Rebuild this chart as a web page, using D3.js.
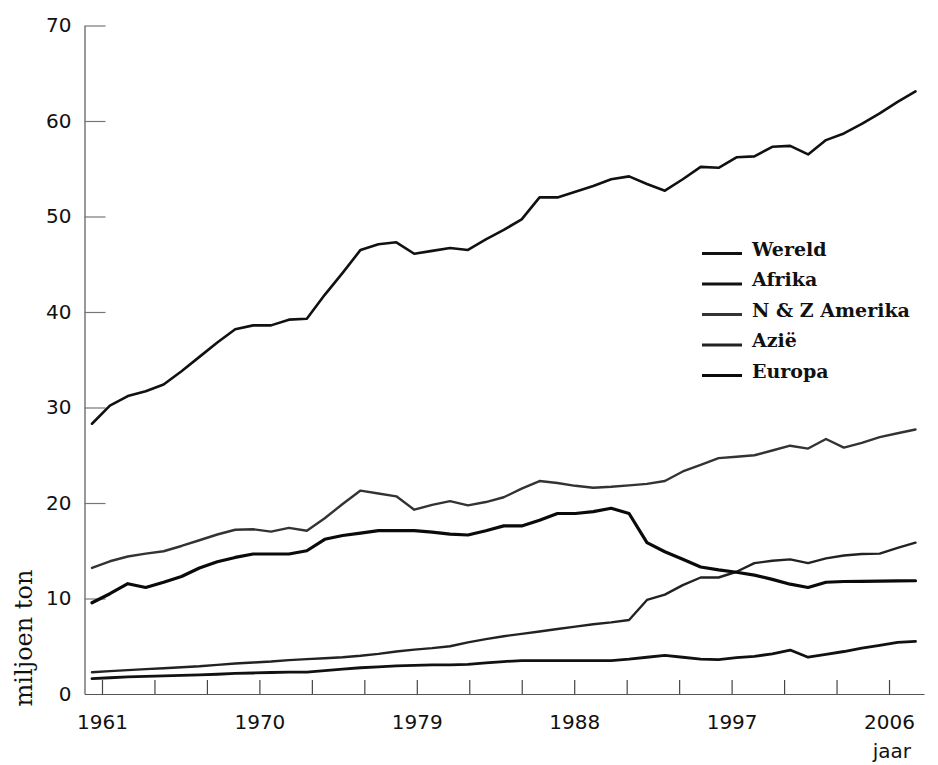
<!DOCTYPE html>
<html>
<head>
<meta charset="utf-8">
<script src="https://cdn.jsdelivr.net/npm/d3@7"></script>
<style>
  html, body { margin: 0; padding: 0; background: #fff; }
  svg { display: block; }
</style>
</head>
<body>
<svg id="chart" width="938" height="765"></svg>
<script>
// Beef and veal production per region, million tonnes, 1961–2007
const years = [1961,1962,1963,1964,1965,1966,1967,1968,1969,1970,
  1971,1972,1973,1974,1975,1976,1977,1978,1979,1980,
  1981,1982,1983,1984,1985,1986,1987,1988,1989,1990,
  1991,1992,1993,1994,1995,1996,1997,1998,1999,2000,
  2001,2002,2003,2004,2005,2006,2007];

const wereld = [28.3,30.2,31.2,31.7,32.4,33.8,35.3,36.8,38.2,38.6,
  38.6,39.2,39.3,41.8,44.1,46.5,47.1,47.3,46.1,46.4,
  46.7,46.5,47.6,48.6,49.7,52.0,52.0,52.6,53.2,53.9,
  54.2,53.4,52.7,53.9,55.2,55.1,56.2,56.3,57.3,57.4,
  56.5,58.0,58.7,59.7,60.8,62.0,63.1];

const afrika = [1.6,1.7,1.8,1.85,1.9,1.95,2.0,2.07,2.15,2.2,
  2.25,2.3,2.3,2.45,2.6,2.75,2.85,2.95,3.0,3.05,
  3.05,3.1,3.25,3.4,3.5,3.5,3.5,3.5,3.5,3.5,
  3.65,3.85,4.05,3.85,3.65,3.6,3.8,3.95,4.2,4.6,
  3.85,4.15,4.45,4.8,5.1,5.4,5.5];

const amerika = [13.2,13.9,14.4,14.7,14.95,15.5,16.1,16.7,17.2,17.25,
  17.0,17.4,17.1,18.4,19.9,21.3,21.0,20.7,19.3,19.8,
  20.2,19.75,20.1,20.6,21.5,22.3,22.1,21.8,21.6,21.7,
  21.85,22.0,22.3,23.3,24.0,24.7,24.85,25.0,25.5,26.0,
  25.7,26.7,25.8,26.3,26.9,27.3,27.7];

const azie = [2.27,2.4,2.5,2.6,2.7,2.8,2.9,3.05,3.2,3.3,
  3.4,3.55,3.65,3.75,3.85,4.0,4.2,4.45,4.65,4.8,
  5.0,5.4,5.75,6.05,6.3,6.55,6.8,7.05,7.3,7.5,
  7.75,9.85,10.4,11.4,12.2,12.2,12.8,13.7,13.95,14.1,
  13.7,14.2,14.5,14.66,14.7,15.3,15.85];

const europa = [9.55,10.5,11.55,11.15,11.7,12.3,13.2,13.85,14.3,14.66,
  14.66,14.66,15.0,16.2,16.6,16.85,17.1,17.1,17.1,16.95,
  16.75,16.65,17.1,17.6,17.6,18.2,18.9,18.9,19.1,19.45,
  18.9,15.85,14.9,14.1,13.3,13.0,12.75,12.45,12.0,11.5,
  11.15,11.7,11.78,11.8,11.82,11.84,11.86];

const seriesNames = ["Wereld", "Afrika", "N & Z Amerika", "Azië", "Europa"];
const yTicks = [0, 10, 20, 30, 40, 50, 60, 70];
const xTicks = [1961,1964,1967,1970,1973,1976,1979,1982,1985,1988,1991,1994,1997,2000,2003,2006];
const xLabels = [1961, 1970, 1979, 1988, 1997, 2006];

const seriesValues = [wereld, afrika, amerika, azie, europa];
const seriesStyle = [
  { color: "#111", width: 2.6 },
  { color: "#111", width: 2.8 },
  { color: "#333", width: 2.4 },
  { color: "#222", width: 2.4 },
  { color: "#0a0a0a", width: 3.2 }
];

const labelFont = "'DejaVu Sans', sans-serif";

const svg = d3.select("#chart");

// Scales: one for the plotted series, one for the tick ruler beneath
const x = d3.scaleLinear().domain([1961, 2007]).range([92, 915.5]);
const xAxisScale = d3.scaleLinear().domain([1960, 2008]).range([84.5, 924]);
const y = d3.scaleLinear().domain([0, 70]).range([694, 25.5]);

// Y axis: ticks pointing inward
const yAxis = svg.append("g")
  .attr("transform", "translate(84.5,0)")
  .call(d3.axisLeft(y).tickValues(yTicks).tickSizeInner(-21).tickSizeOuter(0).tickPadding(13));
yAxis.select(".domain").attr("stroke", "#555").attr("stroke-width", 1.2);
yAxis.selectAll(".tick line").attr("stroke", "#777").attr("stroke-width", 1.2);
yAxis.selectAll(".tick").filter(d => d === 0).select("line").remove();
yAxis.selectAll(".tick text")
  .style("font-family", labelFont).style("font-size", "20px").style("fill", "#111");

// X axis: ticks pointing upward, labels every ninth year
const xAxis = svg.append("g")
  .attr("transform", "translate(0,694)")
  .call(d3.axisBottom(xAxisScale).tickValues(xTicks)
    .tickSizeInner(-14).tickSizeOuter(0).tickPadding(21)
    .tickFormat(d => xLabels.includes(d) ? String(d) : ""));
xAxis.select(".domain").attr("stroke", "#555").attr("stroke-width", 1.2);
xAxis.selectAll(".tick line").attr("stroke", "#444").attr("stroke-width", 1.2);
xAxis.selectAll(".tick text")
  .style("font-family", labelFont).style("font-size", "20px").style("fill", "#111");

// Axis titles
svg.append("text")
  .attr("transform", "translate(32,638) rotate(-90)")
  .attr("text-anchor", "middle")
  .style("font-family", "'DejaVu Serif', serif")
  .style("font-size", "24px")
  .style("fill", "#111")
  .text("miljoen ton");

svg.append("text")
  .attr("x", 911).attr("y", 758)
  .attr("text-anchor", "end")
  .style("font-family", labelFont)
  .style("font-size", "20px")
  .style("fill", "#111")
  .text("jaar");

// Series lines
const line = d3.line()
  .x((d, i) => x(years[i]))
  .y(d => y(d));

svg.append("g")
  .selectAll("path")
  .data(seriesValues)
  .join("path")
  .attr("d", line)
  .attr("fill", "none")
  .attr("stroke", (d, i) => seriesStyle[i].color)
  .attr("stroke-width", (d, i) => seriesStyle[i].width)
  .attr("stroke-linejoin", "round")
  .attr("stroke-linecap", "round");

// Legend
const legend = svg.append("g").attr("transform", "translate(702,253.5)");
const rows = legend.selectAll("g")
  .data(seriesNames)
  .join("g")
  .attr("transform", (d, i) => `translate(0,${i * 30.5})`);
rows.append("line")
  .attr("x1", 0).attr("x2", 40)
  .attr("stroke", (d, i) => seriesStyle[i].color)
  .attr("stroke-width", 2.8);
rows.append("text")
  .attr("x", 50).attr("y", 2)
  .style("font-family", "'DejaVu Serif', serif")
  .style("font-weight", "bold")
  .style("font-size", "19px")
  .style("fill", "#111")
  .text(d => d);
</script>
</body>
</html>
+ + + +
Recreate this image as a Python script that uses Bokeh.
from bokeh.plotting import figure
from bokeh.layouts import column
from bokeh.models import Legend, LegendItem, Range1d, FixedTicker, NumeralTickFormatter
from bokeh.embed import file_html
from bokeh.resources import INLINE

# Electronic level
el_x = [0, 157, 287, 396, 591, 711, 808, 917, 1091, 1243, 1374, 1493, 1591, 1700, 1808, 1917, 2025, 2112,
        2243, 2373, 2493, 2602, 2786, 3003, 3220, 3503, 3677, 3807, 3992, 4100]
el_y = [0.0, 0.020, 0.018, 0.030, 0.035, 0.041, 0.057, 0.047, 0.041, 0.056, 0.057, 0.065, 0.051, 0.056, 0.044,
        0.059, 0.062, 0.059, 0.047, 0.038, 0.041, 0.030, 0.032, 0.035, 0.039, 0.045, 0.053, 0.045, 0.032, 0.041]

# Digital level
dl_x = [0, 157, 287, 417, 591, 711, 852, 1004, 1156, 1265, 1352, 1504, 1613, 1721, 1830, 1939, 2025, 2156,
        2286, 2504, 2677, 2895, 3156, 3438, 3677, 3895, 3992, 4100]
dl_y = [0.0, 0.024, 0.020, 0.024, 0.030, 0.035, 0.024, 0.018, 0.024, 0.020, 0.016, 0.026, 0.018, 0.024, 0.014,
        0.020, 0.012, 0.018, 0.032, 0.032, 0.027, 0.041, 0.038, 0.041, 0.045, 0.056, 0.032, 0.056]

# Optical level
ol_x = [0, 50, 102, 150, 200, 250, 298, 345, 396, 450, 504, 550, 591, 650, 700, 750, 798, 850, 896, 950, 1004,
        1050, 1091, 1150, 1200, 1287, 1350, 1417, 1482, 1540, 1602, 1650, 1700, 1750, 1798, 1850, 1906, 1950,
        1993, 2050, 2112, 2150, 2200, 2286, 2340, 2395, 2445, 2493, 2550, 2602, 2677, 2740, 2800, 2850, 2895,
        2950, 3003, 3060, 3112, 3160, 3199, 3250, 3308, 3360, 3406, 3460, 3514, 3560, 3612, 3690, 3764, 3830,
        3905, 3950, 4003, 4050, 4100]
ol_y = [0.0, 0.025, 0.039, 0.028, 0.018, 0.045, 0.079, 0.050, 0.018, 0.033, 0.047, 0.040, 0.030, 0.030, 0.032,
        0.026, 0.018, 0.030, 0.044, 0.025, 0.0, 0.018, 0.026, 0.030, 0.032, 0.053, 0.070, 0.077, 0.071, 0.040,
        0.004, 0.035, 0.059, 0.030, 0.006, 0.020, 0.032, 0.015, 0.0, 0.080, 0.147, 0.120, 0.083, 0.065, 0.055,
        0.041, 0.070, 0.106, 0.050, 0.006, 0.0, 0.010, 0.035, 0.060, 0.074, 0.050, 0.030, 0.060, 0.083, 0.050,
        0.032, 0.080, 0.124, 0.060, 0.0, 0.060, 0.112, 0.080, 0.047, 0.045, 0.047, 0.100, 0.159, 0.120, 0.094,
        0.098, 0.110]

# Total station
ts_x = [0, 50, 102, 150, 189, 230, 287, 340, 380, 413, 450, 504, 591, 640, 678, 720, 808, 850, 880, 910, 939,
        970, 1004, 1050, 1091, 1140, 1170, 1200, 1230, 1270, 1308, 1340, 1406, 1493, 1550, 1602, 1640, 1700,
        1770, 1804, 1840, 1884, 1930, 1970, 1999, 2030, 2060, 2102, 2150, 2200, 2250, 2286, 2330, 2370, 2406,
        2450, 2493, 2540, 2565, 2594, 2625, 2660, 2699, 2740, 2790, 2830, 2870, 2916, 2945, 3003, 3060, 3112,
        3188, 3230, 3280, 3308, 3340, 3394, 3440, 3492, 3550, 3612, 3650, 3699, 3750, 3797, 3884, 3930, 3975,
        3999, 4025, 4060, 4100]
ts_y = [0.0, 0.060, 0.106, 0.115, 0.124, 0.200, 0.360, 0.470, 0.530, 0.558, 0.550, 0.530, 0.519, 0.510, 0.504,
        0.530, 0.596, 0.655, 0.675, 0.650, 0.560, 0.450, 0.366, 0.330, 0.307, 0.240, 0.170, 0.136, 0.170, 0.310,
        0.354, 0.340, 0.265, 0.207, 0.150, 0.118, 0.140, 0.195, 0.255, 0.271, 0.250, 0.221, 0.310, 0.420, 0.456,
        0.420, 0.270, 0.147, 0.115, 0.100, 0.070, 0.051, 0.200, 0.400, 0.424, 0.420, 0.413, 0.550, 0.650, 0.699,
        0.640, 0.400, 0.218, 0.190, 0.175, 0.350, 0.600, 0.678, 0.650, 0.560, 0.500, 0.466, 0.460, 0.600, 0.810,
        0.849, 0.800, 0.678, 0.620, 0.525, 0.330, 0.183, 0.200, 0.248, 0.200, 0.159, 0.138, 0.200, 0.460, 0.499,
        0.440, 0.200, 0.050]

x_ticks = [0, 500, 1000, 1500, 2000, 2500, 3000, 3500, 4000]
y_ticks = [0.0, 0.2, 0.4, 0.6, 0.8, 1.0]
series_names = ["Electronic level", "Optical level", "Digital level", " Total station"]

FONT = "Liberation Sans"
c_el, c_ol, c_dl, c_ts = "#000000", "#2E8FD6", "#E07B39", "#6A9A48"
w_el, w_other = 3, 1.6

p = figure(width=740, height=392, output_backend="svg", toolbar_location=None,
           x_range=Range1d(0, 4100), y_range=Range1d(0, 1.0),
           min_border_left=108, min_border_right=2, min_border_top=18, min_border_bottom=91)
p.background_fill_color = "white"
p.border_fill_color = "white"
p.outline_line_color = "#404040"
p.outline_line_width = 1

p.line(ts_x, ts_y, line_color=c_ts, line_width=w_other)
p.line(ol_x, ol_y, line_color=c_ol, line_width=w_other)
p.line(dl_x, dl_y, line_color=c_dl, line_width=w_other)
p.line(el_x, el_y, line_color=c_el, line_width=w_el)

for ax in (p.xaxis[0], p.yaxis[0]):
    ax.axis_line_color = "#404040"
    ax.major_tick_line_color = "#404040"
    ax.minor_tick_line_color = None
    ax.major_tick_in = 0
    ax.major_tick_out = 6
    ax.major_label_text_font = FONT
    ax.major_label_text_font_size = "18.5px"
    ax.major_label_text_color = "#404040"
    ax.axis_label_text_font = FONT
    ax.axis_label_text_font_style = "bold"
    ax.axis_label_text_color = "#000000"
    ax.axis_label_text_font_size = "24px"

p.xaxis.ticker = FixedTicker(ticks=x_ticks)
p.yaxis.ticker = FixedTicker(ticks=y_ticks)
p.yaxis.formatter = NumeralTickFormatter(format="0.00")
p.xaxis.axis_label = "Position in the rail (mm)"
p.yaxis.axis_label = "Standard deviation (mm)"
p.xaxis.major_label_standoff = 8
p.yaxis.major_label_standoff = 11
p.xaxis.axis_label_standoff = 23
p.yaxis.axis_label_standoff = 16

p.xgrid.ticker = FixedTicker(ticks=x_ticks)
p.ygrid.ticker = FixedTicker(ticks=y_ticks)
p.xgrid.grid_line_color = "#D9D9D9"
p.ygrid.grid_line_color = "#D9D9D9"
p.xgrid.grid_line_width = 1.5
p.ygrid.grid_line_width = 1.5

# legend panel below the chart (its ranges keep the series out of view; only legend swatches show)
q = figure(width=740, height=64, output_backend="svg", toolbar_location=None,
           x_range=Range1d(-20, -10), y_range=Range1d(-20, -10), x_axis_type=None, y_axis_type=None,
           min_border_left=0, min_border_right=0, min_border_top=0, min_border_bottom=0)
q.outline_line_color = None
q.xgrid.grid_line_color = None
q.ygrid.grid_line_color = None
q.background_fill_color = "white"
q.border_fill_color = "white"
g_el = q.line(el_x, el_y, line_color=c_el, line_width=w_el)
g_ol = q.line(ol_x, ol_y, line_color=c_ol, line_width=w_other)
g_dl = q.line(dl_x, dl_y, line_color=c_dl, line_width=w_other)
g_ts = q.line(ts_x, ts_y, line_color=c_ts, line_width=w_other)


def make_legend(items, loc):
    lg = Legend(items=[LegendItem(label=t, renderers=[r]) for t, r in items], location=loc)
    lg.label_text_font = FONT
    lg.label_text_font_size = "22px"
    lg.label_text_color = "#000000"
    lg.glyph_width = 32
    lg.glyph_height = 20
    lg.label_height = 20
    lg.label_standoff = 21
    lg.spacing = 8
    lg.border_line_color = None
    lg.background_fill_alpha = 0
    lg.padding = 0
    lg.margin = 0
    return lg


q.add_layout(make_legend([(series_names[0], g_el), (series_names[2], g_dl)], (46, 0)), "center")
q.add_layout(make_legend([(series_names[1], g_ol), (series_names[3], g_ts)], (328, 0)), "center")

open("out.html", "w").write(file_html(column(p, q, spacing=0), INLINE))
+ + + +
Pick each line holding the word "chart" out of the listing.

Rebuild this chart as a web page, using D3.js.
<svg id="chart" width="938" height="765"></svg>
const svg = d3.select("#chart");
# legend panel below the chart (its ranges keep the series out of view; only legend swatches show)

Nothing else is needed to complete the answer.